Highlights & Insights¶
- Accurate Diagnosis: The authors pinpoint "visual encoder drift" via visualization (Fig. 1, where the new model after learning a new scenario shows severe FP/FN on old scenarios), exemplifying a "falsify first, then design" research paradigm worth emulating.
- Multi-branch + Projector avoids routing: An elegant engineering trade-off—enjoys parameter isolation benefits without needing to train a router; this approach can be transferred to any multi-task/multi-domain PEFT scenario.
- KL dual-channel soft constraint: Compared to single-dimension \(\ell_2\), penalizing only global distribution drift in both feature and sequence dimensions allows local detail "recombination"—an effective new method for plasticity-stability trade-off in CL.
Limitations & Future Work¶
- Parameters grow linearly with the number of scenarios \(K\) (each \(\varphi_l^k\) is independent); for large \(K\), the projector \(\mathcal P_l \in \mathbb R^{K d_1 \to d_1}\) also grows, making long-horizon CL unsustainable.

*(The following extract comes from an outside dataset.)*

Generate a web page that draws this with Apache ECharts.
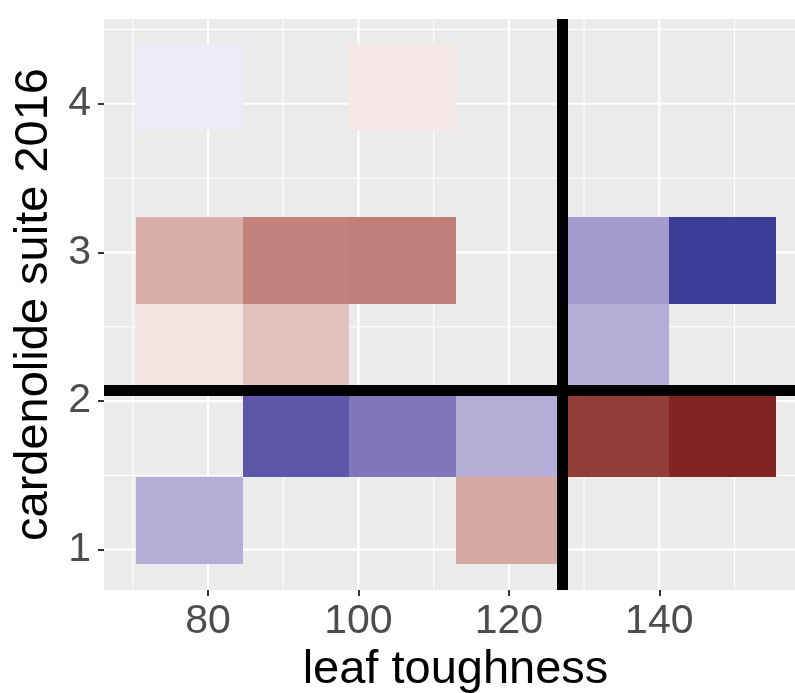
<!DOCTYPE html>
<html>
<head>
<meta charset="utf-8">
<script src="https://cdn.jsdelivr.net/npm/echarts@6/dist/echarts.min.js"></script>
<style>
  html, body { margin: 0; padding: 0; background: #fff; }
  #main { width: 795px; height: 693px; }
</style>
</head>
<body>
<div id="main"></div>
<script>
// tile centres (leaf toughness, cardenolide suite) and fill value
var tileX = [77.52, 105.88, 77.52, 91.70, 105.88, 134.24, 148.42, 77.52, 91.70, 134.24, 91.70, 105.88, 120.06, 134.24, 148.42, 77.52, 120.06];
var tileY = [4.1125, 4.1125, 2.9465, 2.9465, 2.9465, 2.9465, 2.9465, 2.3635, 2.3635, 2.3635, 1.7805, 1.7805, 1.7805, 1.7805, 1.7805, 1.1975, 1.1975];
var tileFill = [0.09, -0.10, -0.36, -0.56, -0.58, 0.48, 0.99, -0.12, -0.27, 0.39, 0.84, 0.67, 0.39, -0.89, -1.0, 0.39, -0.39];

var xMajor = [80, 100, 120, 140];
var xMinor = [70, 90, 110, 130, 150];
var yMajor = [1, 2, 3, 4];
var yMinor = [1.5, 2.5, 3.5, 4.5];

// reference lines
var vLine = 127.1;
var hLine = 2.068;

var tileW = 14.18, tileH = 0.583;

// gradient2 style scale: muted red -> white -> muted blue, mixed in Lab
function hexRgb(h) {
  return [parseInt(h.substr(1, 2), 16), parseInt(h.substr(3, 2), 16), parseInt(h.substr(5, 2), 16)];
}
function toLab(c) {
  var v = c.map(function (x) {
    x /= 255;
    return x <= 0.04045 ? x / 12.92 : Math.pow((x + 0.055) / 1.055, 2.4);
  });
  var X = (v[0] * 0.4124 + v[1] * 0.3576 + v[2] * 0.1805) / 0.95047;
  var Y = v[0] * 0.2126 + v[1] * 0.7152 + v[2] * 0.0722;
  var Z = (v[0] * 0.0193 + v[1] * 0.1192 + v[2] * 0.9505) / 1.08883;
  var f = function (t) { return t > 0.008856 ? Math.cbrt(t) : 7.787 * t + 16 / 116; };
  return [116 * f(Y) - 16, 500 * (f(X) - f(Y)), 200 * (f(Y) - f(Z))];
}
function fromLab(l) {
  var fy = (l[0] + 16) / 116, fx = fy + l[1] / 500, fz = fy - l[2] / 200;
  var g = function (t) { return t * t * t > 0.008856 ? t * t * t : (t - 16 / 116) / 7.787; };
  var X = g(fx) * 0.95047, Y = g(fy), Z = g(fz) * 1.08883;
  var r = X * 3.2406 - Y * 1.5372 - Z * 0.4986;
  var gg = -X * 0.9689 + Y * 1.8758 + Z * 0.0415;
  var b = X * 0.0557 - Y * 0.2040 + Z * 1.0570;
  var out = [r, gg, b].map(function (x) {
    x = x <= 0.0031308 ? 12.92 * x : 1.055 * Math.pow(x, 1 / 2.4) - 0.055;
    x = Math.round(Math.max(0, Math.min(1, x)) * 255);
    return ('0' + x.toString(16)).slice(-2);
  });
  return '#' + out.join('');
}
function mixLab(a, b, t) {
  var la = toLab(hexRgb(a)), lb = toLab(hexRgb(b));
  return fromLab([0, 1, 2].map(function (i) { return la[i] + (lb[i] - la[i]) * t; }));
}
var stops = [];
for (var i = 0; i <= 40; i++) {
  var t = -1 + i * 0.05;
  stops.push(t < 0 ? mixLab('#832424', '#FFFFFF', 1 + t) : mixLab('#FFFFFF', '#3A3A98', t));
}

var tiles = tileX.map(function (x, i) { return [x, tileY[i], tileFill[i]]; });

// grid line items: [value, width, 0 = vertical / 1 = horizontal]
var gridItems = [].concat(
  xMinor.map(function (v) { return [v, 1.1, 0]; }),
  yMinor.map(function (v) { return [v, 1.1, 1]; }),
  xMajor.map(function (v) { return [v, 2.2, 0]; }),
  yMajor.map(function (v) { return [v, 2.2, 1]; })
);

var font = '"Liberation Sans", Arial, Helvetica, sans-serif';

var myChart = echarts.init(document.getElementById('main'));
myChart.setOption({
  animation: false,
  grid: {
    left: 104, top: 19, right: 0, bottom: 103,
    outerBoundsMode: 'none',
    containLabel: false,
    show: true, backgroundColor: '#EBEBEB', borderWidth: 0
  },
  visualMap: {
    show: false,
    type: 'continuous',
    min: -1, max: 1,
    dimension: 2,
    seriesIndex: 1,
    inRange: { color: stops }
  },
  xAxis: {
    type: 'value',
    min: 66.17, max: 158.04,
    name: 'leaf toughness',
    nameLocation: 'middle',
    nameGap: 55,
    nameTextStyle: { fontSize: 47, color: '#000', fontFamily: font, padding: [0, 0, 0, 12] },
    axisLine: { show: false },
    axisTick: { show: true, customValues: xMajor, length: 6, lineStyle: { color: '#333', width: 2 } },
    axisLabel: { customValues: xMajor, fontSize: 41, color: '#4D4D4D', margin: 11, fontFamily: font },
    splitLine: { show: false }
  },
  yAxis: {
    type: 'value',
    min: 0.729, max: 4.57,
    name: 'cardenolide suite 2016',
    nameLocation: 'middle',
    nameGap: 44,
    nameTextStyle: { fontSize: 47, color: '#000', fontFamily: font },
    axisLine: { show: false },
    axisTick: { show: true, customValues: yMajor, length: 6, lineStyle: { color: '#333', width: 2 } },
    axisLabel: { customValues: yMajor, fontSize: 41, color: '#4D4D4D', margin: 13, fontFamily: font },
    splitLine: { show: false }
  },
  series: [
    {
      // panel grid lines
      type: 'custom',
      z: 1,
      silent: true,
      data: gridItems,
      renderItem: function (params, api) {
        var cs = params.coordSys;
        var v = api.value(0), w = api.value(1), horiz = api.value(2) === 1;
        var shape;
        if (horiz) {
          var py = api.coord([100, v])[1];
          shape = { x1: cs.x, y1: py, x2: cs.x + cs.width, y2: py };
        } else {
          var px = api.coord([v, 2])[0];
          shape = { x1: px, y1: cs.y, x2: px, y2: cs.y + cs.height };
        }
        return { type: 'line', shape: shape, style: { stroke: '#FFFFFF', lineWidth: w } };
      }
    },
    {
      type: 'custom',
      z: 2,
      data: tiles,
      renderItem: function (params, api) {
        var x = api.value(0), y = api.value(1);
        var p0 = api.coord([x - tileW / 2, y + tileH / 2]);
        var p1 = api.coord([x + tileW / 2, y - tileH / 2]);
        var x0 = Math.round(p0[0]), y0 = Math.round(p0[1]);
        var x1 = Math.round(p1[0]), y1 = Math.round(p1[1]);
        return {
          type: 'rect',
          shape: { x: x0, y: y0, width: x1 - x0, height: y1 - y0 },
          style: { fill: api.visual('color') }
        };
      }
    },
    {
      type: 'line',
      data: [],
      z: 3,
      silent: true,
      markLine: {
        silent: true,
        symbol: ['none', 'none'],
        label: { show: false },
        emphasis: { disabled: true },
        lineStyle: { color: '#000000', width: 11, type: 'solid' },
        data: [{ xAxis: vLine }, { yAxis: hLine }]
      }
    }
  ]
});
</script>
</body>
</html>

- Experiments are limited to 4 scenarios and 20-step evaluation; generalization to truly "open world + hundreds of scenarios" is unknown.
- The four MSVQA scenarios differ greatly (high-altitude/underwater/low-altitude/indoor); if applied to subdomains with smaller visual differences, VRE's isolation benefit may diminish.

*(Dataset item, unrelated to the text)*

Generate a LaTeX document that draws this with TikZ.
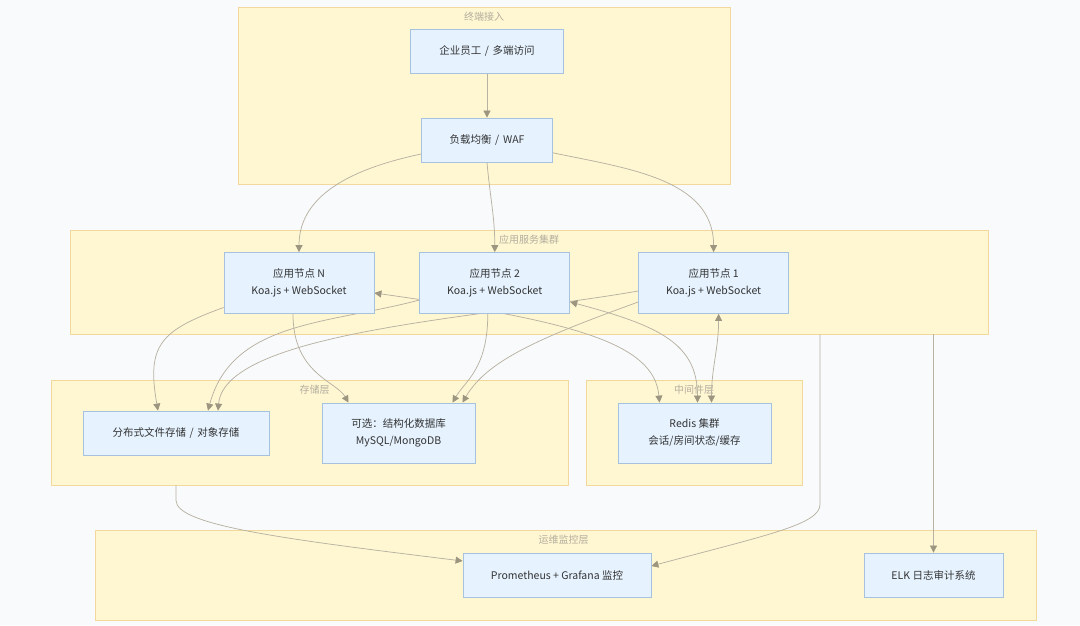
\documentclass[tikz,border=0pt]{standalone}
\usepackage{fontspec}
\setmainfont{Noto Sans CJK SC}
\usetikzlibrary{arrows.meta, positioning, fit, calc}
\definecolor{pagebg}{HTML}{F9FAFC}
\definecolor{layerfill}{HTML}{FFF6D2}
\definecolor{layerline}{HTML}{F2D89C}
\definecolor{boxfill}{HTML}{E6F3FF}
\definecolor{boxline}{HTML}{A6C2DE}
\definecolor{edgeink}{HTML}{B8B2A2}
\definecolor{tipink}{HTML}{9C9580}
\definecolor{titleink}{HTML}{B4AE9E}
\definecolor{textink}{HTML}{333333}
\pgfdeclarelayer{back}
\pgfdeclarelayer{wires}
\pgfsetlayers{back,wires,main}
\newcommand{\slashsep}{\hspace{0.35em}/\hspace{0.35em}}
\tikzset{
  wtip/.tip={Triangle[length=7pt, width=7pt, color=tipink]},
  layerbox/.style={draw=layerline, fill=layerfill, line width=0.8pt, inner sep=0pt},
  layertitle/.style={font=\fontsize{10}{12}\selectfont, text=titleink, below=1.5pt},
  svcbox/.style={draw=boxline, fill=boxfill, line width=0.8pt, align=center,
    font=\fontsize{10.5}{17}\selectfont, text=textink, minimum height=44pt},
  flow/.style={draw=edgeink, line width=0.75pt, -wtip},
  flowboth/.style={draw=edgeink, line width=0.75pt, wtip-wtip}
}
\begin{document}
\begin{tikzpicture}[x=1pt, y=1pt]
\useasboundingbox (0,0) rectangle (1080,625);
% layers
\begin{pgfonlayer}{back}
\fill[pagebg] (0,0) rectangle (1080,625);
\node[layerbox, minimum width=492pt, minimum height=177pt] (access) at (484,529.5) {};
\node[layerbox, minimum width=918pt, minimum height=104pt] (cluster) at (529,343) {};
\node[layerbox, minimum width=517pt, minimum height=105pt] (storage) at (309.5,192.5) {};
\node[layerbox, minimum width=216pt, minimum height=105pt] (middle) at (694,192.5) {};
\node[layerbox, minimum width=941pt, minimum height=90pt] (ops) at (565.5,50) {};
\node[layertitle] at (access.north) {终端接入};
\node[layertitle] at (cluster.north) {应用服务集群};
\node[layertitle] at ([xshift=5pt]storage.north) {存储层};
\node[layertitle] at (middle.north) {中间件层};
\node[layertitle] at ([xshift=-2pt]ops.north) {运维监控层};
\end{pgfonlayer}
% services
\node[svcbox, minimum width=153pt] (user) at (487,574) {企业员工\slashsep 多端访问};
\node[svcbox, minimum width=131pt] (lb) at (487,485) {负载均衡\slashsep WAF};
\node[svcbox, minimum width=150pt, minimum height=61pt] (appn) at (299,342) {应用节点 N\\Koa.js + WebSocket};
\node[svcbox, minimum width=150pt, minimum height=61pt, right=45pt of appn] (app2) {应用节点 2\\Koa.js + WebSocket};
\node[svcbox, minimum width=150pt, minimum height=61pt, right=68pt of app2] (app1) {应用节点 1\\Koa.js + WebSocket};
\node[svcbox, minimum width=186pt] (fs) at (176,192) {分布式文件存储\slashsep 对象存储};
\node[svcbox, minimum width=153pt, minimum height=60pt] (db) at (398.5,192) {可选：结构化数据库\\MySQL/MongoDB};
\node[svcbox, minimum width=153pt, minimum height=60pt] (redis) at (694.5,192) {Redis 集群\\会话/房间状态/缓存};
\node[svcbox, minimum width=188pt] (prom) at (557,50) {Prometheus + Grafana 监控};
\node[svcbox, minimum width=139pt] (elk) at (933.5,50) {ELK 日志审计系统};
% connectors
\begin{pgfonlayer}{wires}
\draw[flow] (user) -- (lb);
\draw[flow] (lb.192) to[out=192,in=90] (appn.north);
\draw[flow] (lb.south) to[out=-85,in=90] (app2.north);
\draw[flow] (lb.-11) to[out=-12,in=90] (app1.north);
\draw[flow] (appn.198) to[out=200,in=100,looseness=1.4] ([xshift=-18pt]fs.north);
\draw[flow] ([yshift=-17pt]app2.west) to[out=195,in=75] ([xshift=32pt]fs.north);
\draw[flow] ([yshift=-8pt]app1.west) to[out=190,in=85,out distance=150pt,in distance=80pt] ([xshift=42pt]fs.north);
\draw[flow] ([xshift=-6pt]appn.south) to[out=-90,in=120,out distance=60pt,in distance=25pt] ([xshift=-50pt]db.north);
\draw[flow] ([xshift=-7pt]app2.south) to[out=-90,in=60,out distance=55pt,in distance=25pt] ([xshift=54pt]db.north);
\draw[flow] ([yshift=-19pt]app1.west) to[out=200,in=60,out distance=100pt,in distance=50pt] ([xshift=64pt]db.north);
\draw[flowboth] ([yshift=-10pt]appn.east) to[out=-8,in=95,out distance=200pt,in distance=60pt] ([xshift=-35pt]redis.north);
\draw[flowboth] ([yshift=-19pt]app2.east) to[out=-15,in=90,out distance=90pt,in distance=60pt] ([xshift=3pt]redis.north);
\draw[flowboth] ([xshift=5pt]app1.south) to[out=-90,in=90] ([xshift=17pt]redis.north);
\draw[flow] ([xshift=291pt]cluster.south) -- ++(0,-170) to[out=-90,in=15,out distance=20pt,in distance=120pt] ([yshift=9pt]prom.east);
\draw[flow] (cluster.south -| elk.north) -- (elk.north);
\draw[flow] (storage.south -| fs.south) -- ++(0,-15) to[out=-90,in=173,out distance=25pt,in distance=180pt] ([yshift=14pt]prom.west);
\end{pgfonlayer}
\end{tikzpicture}
\end{document}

- Forgetting on the LLM side is not explored—e.g., when new scenarios introduce new vocabulary or instruction styles, whether the LLM backbone also needs similar mechanisms remains unaddressed.
Related Work & Insights¶
- vs QUAD (Marouf 2025): QUAD only stores historical question texts and uses cross-question attention distillation, focusing on the LLM side; this work targets visual drift, making them complementary, and significantly outperforms QUAD on VQA.
- vs PODNet / VQACL: Traditional CL methods use intermediate-layer distillation or sample-invariant features, requiring image rehearsal; this work stores no images, achieving equal or better results via branch isolation and KL soft constraint.
- vs Dynamic Architecture Methods (DER, etc.): DER expands the backbone directly, unsuitable for large models like MLLMs; CSR adds down-up branches only in vision blocks, keeping parameters and computation manageable.
- vs Multi-LoRA + router: This work replaces explicit routers with a shared projector, avoiding the continual learning challenges of routers themselves—a consistently superior engineering choice.
Rating¶
- Novelty: ⭐⭐⭐⭐ The visual aspect of MLLM + multi-scenario CL has been overlooked; VRE + projector replacing routing is a novel combination.
- Experimental Thoroughness: ⭐⭐⭐⭐ 4 scenarios × 5/20 steps + multiple CL baselines compared, but the number of scenarios is limited and lacks cross-dataset validation.
- Writing Quality: ⭐⭐⭐⭐ Motivation (Fig. 1) and architecture (Fig. 4) diagrams are very clear; formula numbering is slightly excessive but readable.
- Value: ⭐⭐⭐⭐ Provides dataset + framework directly useful for device-side MLLM deployment; KL dual-channel soft constraint is broadly applicable.